begin

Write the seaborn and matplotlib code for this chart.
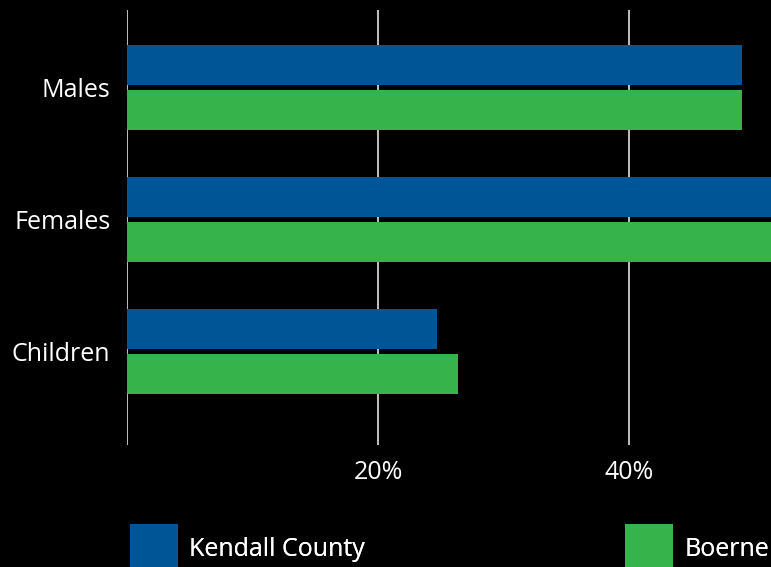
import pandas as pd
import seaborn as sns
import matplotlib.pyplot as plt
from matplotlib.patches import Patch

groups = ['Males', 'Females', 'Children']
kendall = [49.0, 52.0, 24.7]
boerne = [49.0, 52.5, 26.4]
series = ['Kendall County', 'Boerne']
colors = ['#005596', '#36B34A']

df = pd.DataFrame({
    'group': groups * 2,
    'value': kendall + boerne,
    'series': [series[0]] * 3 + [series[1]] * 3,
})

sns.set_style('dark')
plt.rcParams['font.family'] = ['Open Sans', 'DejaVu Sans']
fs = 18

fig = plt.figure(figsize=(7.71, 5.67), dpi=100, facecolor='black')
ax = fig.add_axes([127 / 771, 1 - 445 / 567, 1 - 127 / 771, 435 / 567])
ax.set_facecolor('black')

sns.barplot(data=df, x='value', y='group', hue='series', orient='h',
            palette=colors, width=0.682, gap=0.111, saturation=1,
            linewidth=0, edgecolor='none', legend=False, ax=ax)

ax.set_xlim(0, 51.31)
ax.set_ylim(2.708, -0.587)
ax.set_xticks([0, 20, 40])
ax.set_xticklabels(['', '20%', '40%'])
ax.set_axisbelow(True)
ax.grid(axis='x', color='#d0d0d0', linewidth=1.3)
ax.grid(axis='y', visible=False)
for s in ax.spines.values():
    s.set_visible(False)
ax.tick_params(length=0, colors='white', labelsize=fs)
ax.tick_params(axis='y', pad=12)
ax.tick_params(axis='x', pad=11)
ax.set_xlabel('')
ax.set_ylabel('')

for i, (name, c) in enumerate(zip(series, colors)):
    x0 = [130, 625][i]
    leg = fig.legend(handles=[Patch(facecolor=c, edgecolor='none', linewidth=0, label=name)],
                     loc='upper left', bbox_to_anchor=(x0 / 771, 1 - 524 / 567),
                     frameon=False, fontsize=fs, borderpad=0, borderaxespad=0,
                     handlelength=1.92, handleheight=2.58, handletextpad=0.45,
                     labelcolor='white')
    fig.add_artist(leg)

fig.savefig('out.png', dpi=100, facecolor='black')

end

_Requirements_:
Omit each picture, then return all of the listing exactly as it stands.

_Task output_:
Write the seaborn and matplotlib code for this chart.
import pandas as pd
import seaborn as sns
import matplotlib.pyplot as plt
from matplotlib.patches import Patch

groups = ['Males', 'Females', 'Children']
kendall = [49.0, 52.0, 24.7]
boerne = [49.0, 52.5, 26.4]
series = ['Kendall County', 'Boerne']
colors = ['#005596', '#36B34A']

df = pd.DataFrame({
    'group': groups * 2,
    'value': kendall + boerne,
    'series': [series[0]] * 3 + [series[1]] * 3,
})

sns.set_style('dark')
plt.rcParams['font.family'] = ['Open Sans', 'DejaVu Sans']
fs = 18

fig = plt.figure(figsize=(7.71, 5.67), dpi=100, facecolor='black')
ax = fig.add_axes([127 / 771, 1 - 445 / 567, 1 - 127 / 771, 435 / 567])
ax.set_facecolor('black')

sns.barplot(data=df, x='value', y='group', hue='series', orient='h',
            palette=colors, width=0.682, gap=0.111, saturation=1,
            linewidth=0, edgecolor='none', legend=False, ax=ax)

ax.set_xlim(0, 51.31)
ax.set_ylim(2.708, -0.587)
ax.set_xticks([0, 20, 40])
ax.set_xticklabels(['', '20%', '40%'])
ax.set_axisbelow(True)
ax.grid(axis='x', color='#d0d0d0', linewidth=1.3)
ax.grid(axis='y', visible=False)
for s in ax.spines.values():
    s.set_visible(False)
ax.tick_params(length=0, colors='white', labelsize=fs)
ax.tick_params(axis='y', pad=12)
ax.tick_params(axis='x', pad=11)
ax.set_xlabel('')
ax.set_ylabel('')

for i, (name, c) in enumerate(zip(series, colors)):
    x0 = [130, 625][i]
    leg = fig.legend(handles=[Patch(facecolor=c, edgecolor='none', linewidth=0, label=name)],
                     loc='upper left', bbox_to_anchor=(x0 / 771, 1 - 524 / 567),
                     frameon=False, fontsize=fs, borderpad=0, borderaxespad=0,
                     handlelength=1.92, handleheight=2.58, handletextpad=0.45,
                     labelcolor='white')
    fig.add_artist(leg)

fig.savefig('out.png', dpi=100, facecolor='black')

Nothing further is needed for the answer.